In a move to support a faster recovery of the economy, Thailand has asked hotel operators to increase prices for foreign tourists and the country is planning to rise hotel prices to pre-pandemic days.
Thailand’s tourism ministry has asked hotel operators to implement a dual-tariff structure under which foreign tourists may be charged rates similar to pre-pandemic days while locals may continue to enjoy discounted rates.
“This is to maintain our standards of rates and services for foreign tourists, which affects the perception of the country’s tourism brand,” said a spokesperson from the government. “Rates that have been reduced during Covid-19 will be maintained for Thais to sustain the momentum of domestic tourism.” Continued the spokesperson.

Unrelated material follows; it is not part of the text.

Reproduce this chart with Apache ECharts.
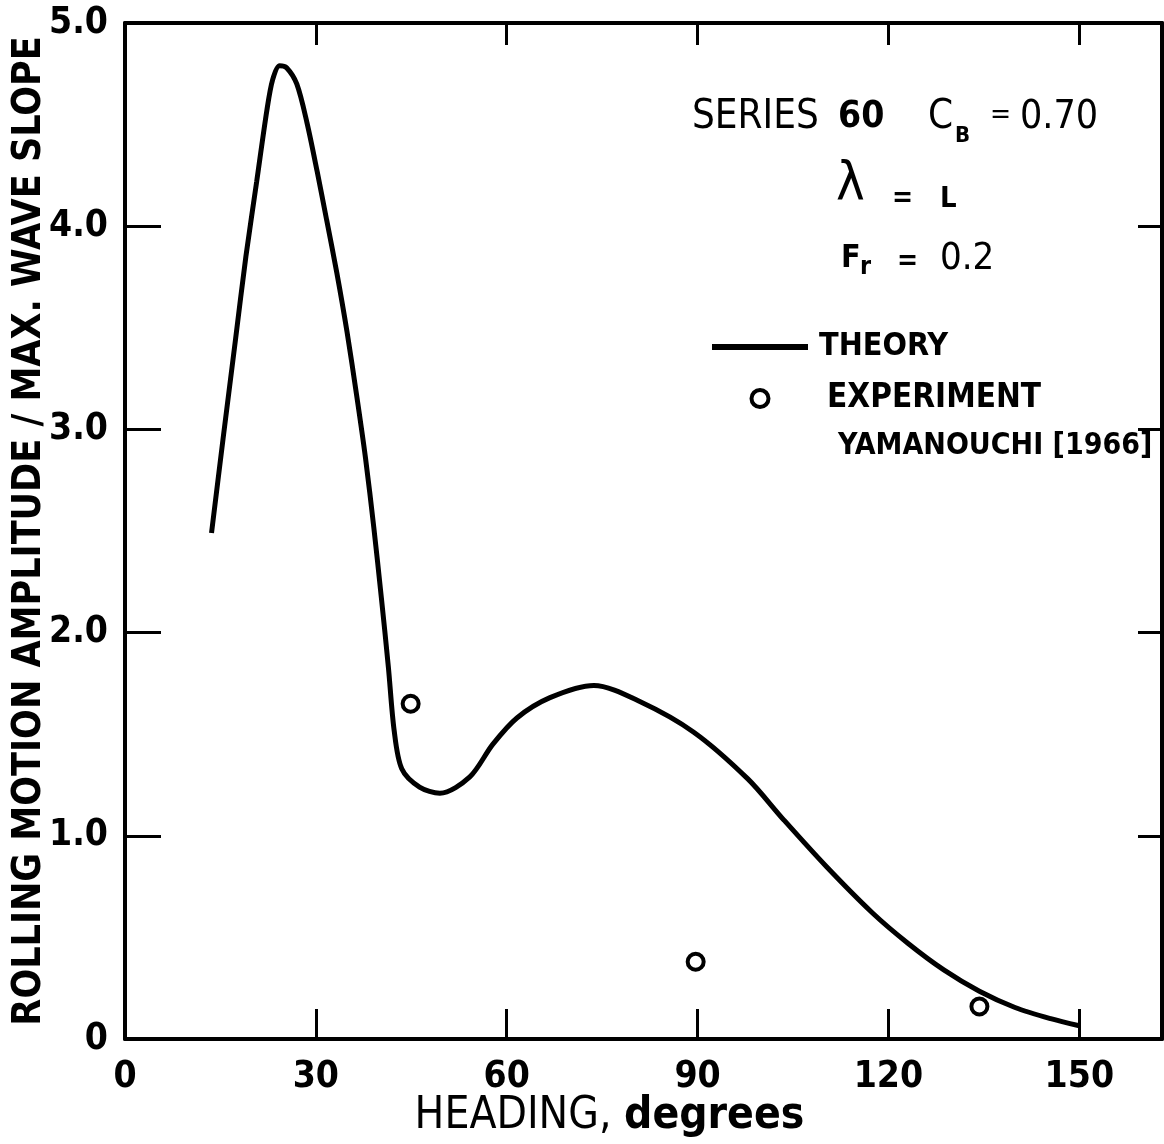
<!DOCTYPE html>
<html>
<head>
<meta charset="utf-8">
<style>
  html, body { margin: 0; padding: 0; background: #fff; }
  #main { width: 1164px; height: 1144px; }
</style>
<script src="https://cdn.jsdelivr.net/npm/echarts@6/dist/echarts.min.js"></script>
</head>
<body>
<div id="main"></div>
<script>
// theory curve (heading deg, amplitude ratio)
var theoryHeading = [13.6, 15.4, 17.4, 19.0, 20.7, 22.3, 23.2, 24.3, 25.4, 27.0, 28.6, 30.2, 31.7, 33.3, 34.9, 36.4,
  37.8, 39.1, 40.3, 41.4, 42.3, 43.5, 46.3, 49.5, 54.2, 57.8, 61.6, 66.8, 73.7, 81.0, 89.4, 97.9,
  103.5, 110.2, 117.5, 123.1, 128.7, 134.3, 139.9, 145.5, 150.0];
var theoryValue = [2.49, 2.95, 3.45, 3.85, 4.22, 4.57, 4.72, 4.79, 4.78, 4.70, 4.51, 4.27, 4.03, 3.77, 3.48, 3.17,
  2.86, 2.52, 2.17, 1.83, 1.52, 1.33, 1.24, 1.21, 1.29, 1.45, 1.58, 1.68, 1.74, 1.66, 1.51, 1.28,
  1.08, 0.85, 0.62, 0.47, 0.34, 0.235, 0.155, 0.10, 0.065];
// Yamanouchi experiment points
var expHeading = [44.9, 89.7, 134.3];
var expValue = [1.65, 0.38, 0.16];

var xTickLabels = ['0', '30', '60', '90', '120', '150'];
var yTickLabels = ['0', '1.0', '2.0', '3.0', '4.0', '5.0'];

var FONT = '"DejaVu Sans Condensed", "DejaVu Sans", sans-serif';

var theory = theoryHeading.map(function (h, i) { return [h, theoryValue[i]]; });
var experiment = expHeading.map(function (h, i) { return [h, expValue[i]]; });

var chart = echarts.init(document.getElementById('main'));

function txt(x, y, s, size, bold) {
  return {
    type: 'text', x: x, y: y,
    style: {
      text: s, fill: '#000', verticalAlign: 'middle',
      font: (bold ? 'bold ' : '') + size + 'px ' + FONT
    }
  };
}

var axisBase = {
  type: 'value',
  axisLine: { show: true, onZero: false, lineStyle: { color: '#000', width: 4 } },
  splitLine: { show: false }
};

var ringStyle = { color: '#fff', borderColor: '#000', borderWidth: 4, opacity: 1 };

chart.setOption({
  backgroundColor: '#fff',
  animation: false,
  grid: { left: 125, right: 2, top: 23, bottom: 105, outerBoundsMode: 'none', containLabel: false },
  xAxis: [
    Object.assign({}, axisBase, {
      min: 0, max: 163, interval: 30, position: 'bottom',
      axisTick: { inside: true, length: 30, lineStyle: { color: '#000', width: 3 } },
      axisLabel: {
        margin: 20, color: '#000', fontSize: 37, fontWeight: 'bold', fontFamily: FONT, showMaxLabel: false,
        formatter: function (v) { return v % 30 === 0 ? xTickLabels[v / 30] : ''; }
      },
      name: '{a|HEADING, }{b|degrees}',
      nameLocation: 'middle',
      nameGap: 56,
      nameMoveOverlap: false,
      nameTextStyle: {
        padding: [0, 68, 0, 0],
        rich: {
          a: { fontSize: 44, fontFamily: FONT, color: '#000' },
          b: { fontSize: 44, fontFamily: FONT, fontWeight: 'bold', color: '#000' }
        }
      }
    }),
    Object.assign({}, axisBase, {
      min: 0, max: 163, interval: 30, position: 'top',
      axisTick: { inside: true, length: 22, lineStyle: { color: '#000', width: 3 } },
      axisLabel: { show: false }
    })
  ],
  yAxis: [
    Object.assign({}, axisBase, {
      min: 0, max: 5, interval: 1, position: 'left',
      axisTick: { inside: true, length: 36, lineStyle: { color: '#000', width: 3 } },
      axisLabel: {
        margin: 17, color: '#000', fontSize: 37, fontWeight: 'bold', fontFamily: FONT,
        formatter: function (v) { return yTickLabels[Math.round(v)]; }
      },
      name: 'ROLLING MOTION AMPLITUDE / MAX. WAVE SLOPE',
      nameLocation: 'middle',
      nameGap: 76,
      nameMoveOverlap: false,
      nameTextStyle: { fontSize: 39, fontWeight: 'bold', fontFamily: FONT, color: '#000' }
    }),
    Object.assign({}, axisBase, {
      min: 0, max: 5, interval: 1, position: 'right',
      axisTick: { inside: true, length: 24, lineStyle: { color: '#000', width: 3 } },
      axisLabel: { show: false }
    })
  ],
  legend: {
    orient: 'vertical',
    left: 712, top: 331, padding: 0,
    itemWidth: 96, itemHeight: 17, itemGap: 19,
    textStyle: { fontSize: 32, fontWeight: 'bold', fontFamily: FONT, color: '#000', lineHeight: 32 },
    data: [
      { name: 'THEORY', icon: 'path://M0,0H100V6H0Z', itemStyle: { color: '#000' }, textStyle: { padding: [0, 0, 0, 6] } },
      { name: 'EXPERIMENT', icon: 'circle', itemStyle: ringStyle, textStyle: { fontSize: 33, padding: [0, 0, 0, 14] } }
    ]
  },
  graphic: [
    txt(692, 118, 'SERIES', 40, false),
    txt(838, 117, '60', 37, true),
    txt(928, 118, 'C', 40, false),
    txt(955, 136, 'B', 22, true),
    txt(990, 116, '=', 28, false),
    txt(1020, 118, '0.70', 39, false),
    txt(836, 186, 'λ', 54, false),
    txt(892, 199, '=', 28, true),
    txt(940, 199, 'L', 29, true),
    txt(841, 259, 'F', 32, true),
    txt(860, 267, 'r', 25, true),
    txt(897, 262, '=', 28, true),
    txt(940, 259, '0.2', 38, false),
    txt(838, 446, 'YAMANOUCHI [1966]', 30, true)
  ],
  series: [
    {
      name: 'THEORY', type: 'line', data: theory,
      symbol: 'none', smooth: 0.3,
      lineStyle: { color: '#000', width: 5 },
      itemStyle: { color: '#000' }
    },
    {
      name: 'EXPERIMENT', type: 'scatter', data: experiment,
      symbol: 'circle', symbolSize: 16,
      itemStyle: ringStyle,
      emphasis: { disabled: true }
    }
  ]
});
</script>
</body>
</html>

Hotels in tourism hotspots such as Bangkok, Phuket, Krabi and Koh Samui continue to offer huge discounts to draw back visitors after the pandemic pushed room occupancy rates to about 30%.
While there has been no immediate response Tourism Authority of Thailand (TAT) will soon hold talks with the Hotel Association of Thailand about the dual-pricing plans.
The famous SE Asian tourist destination which used to be a preferred tourist place is still reeling under the effects of the covid19 pandemic.
Thailand expects 9.3 million foreign arrivals this year, a fraction of the 40 million tourists it received in 2019.